Today’s guest picture comes from my sister Mary. She went for a walk this morning, hoping to get thoroughly soaked by a welcome shower of rain. Sadly, she was disappointed, but she took a fine picture of the canal lock in action while she was out.
I start today’s post with a picture from yesterday. When I went out into the garden in the dark to see if it was raining, I heard the tell tale snuffle of the hedgehog. My new camera comes with a built in light which picked up the flowers but failed to show where the hedgehog was lurking.
It was a grey day when we woke up, but it stayed dry all day so we were able to cycle up to the new tree nursery on the Tarras Valley Nature Reserve on our electric bikes to do some more potting on of rowan seedlings. We were the only volunteers to join our leader Kat today. We potted on 350 trees before we left Kat on her own to finish off the task.
On our way back, I stopped to record a scabious beside the road.
We had had to leave Kat on her own because we were due to go to the funeral of a friend.
As he had died at a very young age, leaving a wife and three children, it might have been expected that his funeral would be a sad affair, but Angus had always been the life and soul of the party, and his family and friends provided a service of remembrance that celebrated his life as much as it grieved for his death. I would say that everyone at the service left the church feeling better than when they came in.
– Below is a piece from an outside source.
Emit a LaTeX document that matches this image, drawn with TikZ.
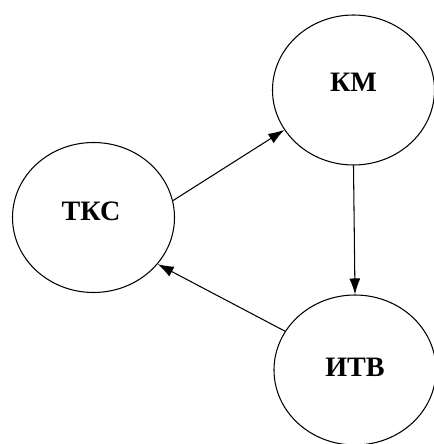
\documentclass[tikz,border=0pt]{standalone}
\usepackage{fontspec}
\setmainfont{Liberation Serif}
\usetikzlibrary{calc,shapes.geometric,arrows.meta}
\newcommand{\circtext}[1]{\fontsize{16}{18}\selectfont\textbf{#1}}
\def\circwdth{3.24}
\def\circheight{3.0}

\begin{document}
\begin{tikzpicture}[
  circ/.style={draw, ellipse, line width=0.6pt, minimum width=\circwdth cm, minimum height=\circheight cm, inner sep=0pt},
  link/.style={-{Latex[length=3.2mm,width=2.2mm]}, line width=0.6pt}]

\useasboundingbox (0,0) rectangle (8.68,8.88);

% TKS
\node[circ] (tks) at (1.87,4.53){};
\node at ($(tks)+(-0.05,0.13)$) {\circtext{ТКС}};

% KM
\node[circ] (km) at (7.07,7.08){};
\node at ($(km)+(0,0.15)$) {\circtext{КМ}};

% ITV
\node[circ] (itv) at (7.1,1.48){};
\node at ($(itv)+(0,0.05)$) {\circtext{ИТВ}};

% links
\draw[link] (tks.12) -- (km.210);
\draw[link] (km.south) -- (itv.north);
\draw[link] (itv.151) -- (tks.-36);
\end{tikzpicture}
\end{document}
We had a late lunch when we got home, and then I went out into the garden. I started by mowing the front lawn which had been a bit neglected during the recent visit of Matilda and her parents. It hasn’t really recovered from the pecking that the jackdaws gave it in the spring, and it would have needed warmer weather and more rain that it has got this year to look at its best. All the same, considering that it has had no weedkiller or fertiliser put on it, I am quite pleased with how it has turned out. (If you don’t look too closely.)
After I had mowed the lawn, our friend Mike Tinker dropped by for a cup of tea and some conversation. When he left, I took a moment to wander about, doing some dead heading and taking some pictures.
The nicotiana are thriving, bringing good smells to the evening garden.
The first spots of colour are showing on the sedums. Perhaps some butterflies will appear when they are fully out.
Lilian Austin has produced some late flowers, with more ready to appear of the weather stays kind.
White hostas and campanulas are set against the reds of St John’s Wort berries and the hips of Frau Dagmar Hastrup
The very pale pink lily has got less pale and more pink.
There are salvias all over the garden and the coreopsis and Icelandic poppies are flowering cheerfully.
My new camera is not very good for catching insects unless they sit very still as it hasn’t got a zoom lens. The insects tend to fly off as I approach. Two sat still for me today.
I turned my attention to the potatoes that we had dug up yesterday. They had been lying in trays in the garage overnight and they were ready for packing away today. They all went into two bag which quite surprised me. I kept a big one out and had a baked potato for my evening meal.
Then I took my bird camera out into the garden and had a look about. The roof of our house was busy, with a pigeon, a collared dove, and two jackdaws all in residence.
The pigeon on the ground in the top right of the panel above, appeared at the feeder. It is very different from our normal pigeons as it is a homing pigeon stopping for a snack on its way home. You can see that it has a green identifying ring on its leg.
We had the usual customers at the feeder, like this siskin . . .
. . . and lots of Mrs Tootlepedal’s friends, the sparrows, too.
A less frequent visitor was a starling.
I am going for a walk with Mark and David tomorrow, so I hope that the much needed rain doesn’t arrive until Thursday at least.
The flying bird of the day is a passing swallow, high in the sky.